Unas horas en la discoteca “La sucursal del cielo” fueron suficientes para no querer entrar nunca más, para retornar por el camino con el rabo éntrelas patas y lavarse los ojos con jabón.
“Por mí se llega a la ciudad doliente,
por mí se llega al llanto duradero,
por mí se llega a la perdida gente…
¡Perded cuantos entráis toda esperanza!”
Estas palabras deberían estar escritas en el dintel de la puerta de esta bodega disfrazada de discoteca, tal cual están escritas con “color oscuro” en las puertas del Infierno de Dante. Pero no. Esta discoteca en las afueras de Cali está camuflada con el nombre más simple y cliché, y alabada como la discoteca más grande de la ciudad… bueno geográficamente está en Menga así que ni siquiera se puede afirmar que es caleña. “Es totalmente distinta, vas a ver. Tiene una pared de LED’s bacanísima y la música es genial”. Y claro, me dejé convencer, ingenuamente movido por el cumpleaños de un amigo que también había sido arrastrado en contra de su voluntad. Diez mil pesos de cover (supuestamente barato) anunciaban ya el robo que iba a ser esa noche, la pérdida de tiempo que se me venía encima. Si tan solo hubiera tenido a un Virgilio al lado mío que me dijera: “Conviene aquí dejar el miedo abyecto y a toda cobardía dar por muerta. Llegamos al lugar donde al efecto ya te anuncié a las gentes dolorosas que perdieron el bien del intelecto”.
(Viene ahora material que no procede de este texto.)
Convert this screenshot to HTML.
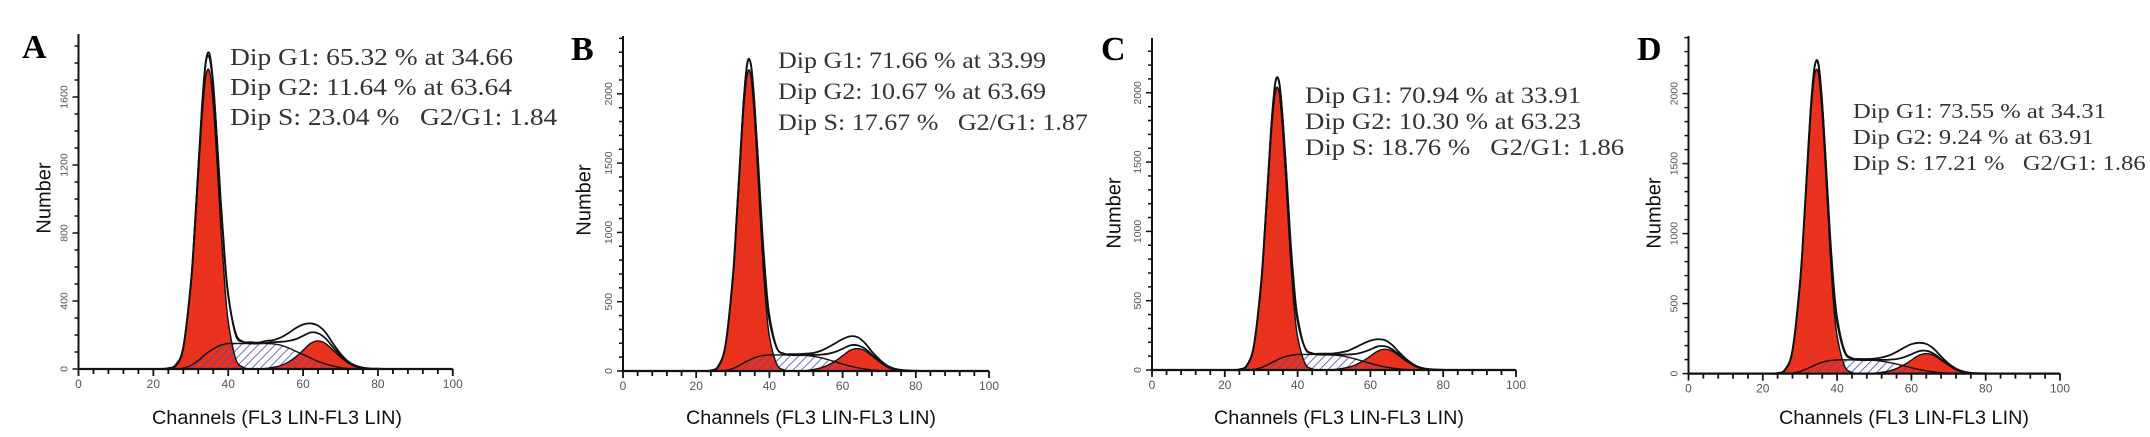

Adentro voces y quejidos, suspiros y alaridos sonaban bajo un cielo de estrellas artificiales. El recinto estaba completamente iluminado y se lograban divisar las caras invadidas por una euforia inducida por cuantiosas cantidades de aguardiente y whisky. La tan alabada pared de LED’s terminó siendo no solo una sino que todo el sitio estaba cubierto por miles y miles de bombillos que cambiaban de color. Se sentía como estar dentro de una pecera o detrás de una vitrina de exhibición y que un niño estuviera jugando con el interruptor de la luz. De repente un blanco intenso lo cegaba y al mirar alrededor se podía ver a la perfección todas esas almas condenadas al engaño del placer sin sentido, del goce instantáneo y momentáneo.
Recuerdo haberme preguntado. “¿Qué dolor les hace lamentar con voz tan fuerte?” y recordé ese verso: “… en su ceguera, que vileza amasa, torpes envidian cualquier otra suerte”. Parecía acorde. Todos dirigían sus miradas hacia otros, como atraídos por la curiosidad de ver si más allá de pronto estaba mejor la rumba, si las mujeres estaban más ricas y menos vestidas en el grupo del lado. Pero igualmente recordé que con aquellos condenados hay que tener cuidado, incluso con las miradas: unos segundos de más en los que se mantenga una mirada y tu mundo como lo conoces puede acabar ahí en ese instante. Y así permanecían aquellas almas, nublados de intelecto, pretendiendo ser algo más, añorando algo fuera de lo normal. Pero ni las luces, ni el humo, ni el alcohol eran suficientes para ocultar la desdicha y la inconformidad.
Un poco de merengue por aquí, una pizca de salsa por allá, toda la bolsa de electrónica barata, bachata en grandes cantidades, chichoqui y un bulto de las canciones más malas y quemadas completaban la receta para el desastre. La salsa no estuvo tan mal, una buena pareja y se alcanza a gozar por momentos. Hasta que toca cortar el paso para darle permiso a alguien que siempre va con afán; correr los asientos para hacer lugar pues no hay pista de baile y además aguantarse el calor infernal que va aumentado a medida que se adentra por los círculos de este averno. Y es que supuestamente este grandioso lugar tiene niveles con diferentes ambientes que en determinado momento de la noche se separan y se convierten en tres discotecas aparte. Menos mal no me quedé lo suficientes para ver esta “sensación”.
A medida que avanzaba el tiempo, gracias a Dios que aquí sí avanzaba, el ambiente se ponía cada vez más pesado y más caliente como si en verdad estuviéramos descendiendo hacia el noveno y último círculodel Infierno. Y haciendo honor al Círculo de los traidores, me fui sin despedirme, tratando de olvidar lo ya vivido. Me fui prometiendo que nunca más me vería en esta situación y me sobrecogió la dicha de poder “admirar, por fin, las cosas bellas del cielo, y desde aquel hueco profundo salí a dar vista las estrellas”.